Edit: The following is not obviously possible, see this comment.

This can be generalized to provide even better algorithms for more general games. Let the following be a simplified outline of the algorithm for cooperation problem, with bounds omitted (players are A and B, our player is A):

function main1() {
if (proves("A()==B()"))
return "Cooperate";
return "Defect";
}

The proof that the outcome is "Cooperate" basically hinges on the provability of Löb statement

proves("A()==B()") => (A()==B())

from which we conclude that A()==B() and so A()=="Cooperate". The statement can be constructed from

proves("A()==B()") => (A()=="Cooperate")
proves("A()==B()") => (B()=="Cooperate")

and so

proves("A()==B()") => (A()==B())

Now, we can get basically the same proof if we use a simpler algorithm for the players:

function main2() {
if (proves("A()=="Cooperate" && B()=="Cooperate""))
return "Cooperate";
return "Defect";
}

This gets rid of the more general relation, but achieves basically the same result.

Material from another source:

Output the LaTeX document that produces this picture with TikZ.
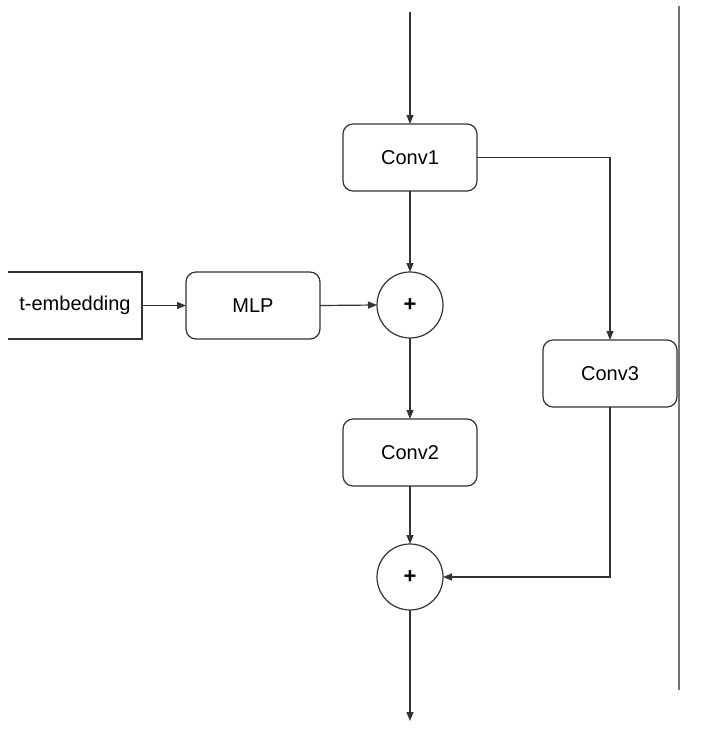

We can improve on this by defecting against cooperating rocks:

function main3() {
if (proves("A()=="Defect" && B()=="Cooperate""))
return "Defect";
if (proves("A()=="Cooperate" && B()=="Cooperate""))
return "Cooperate";
return "Defect";
}

This suggests a general scheme for construction of decision-making algorithms: for all possible actions a and b of players A and B, sort the pairs <a,b> by utility for A, starting from highest, and implement the Löb algorithm for each possibility in turn:

function main4() {
for(action pairs <a,b> in order of descending utility for A) {
if (proves("A()==a && B()==b"))
return a;
}
return something;
}

This plays against arbitrary opponents quite well.

Comment author: cousin_it 31 July 2010 11:23:24AM *  0 points [-]

Your idea is similar to preferential voting.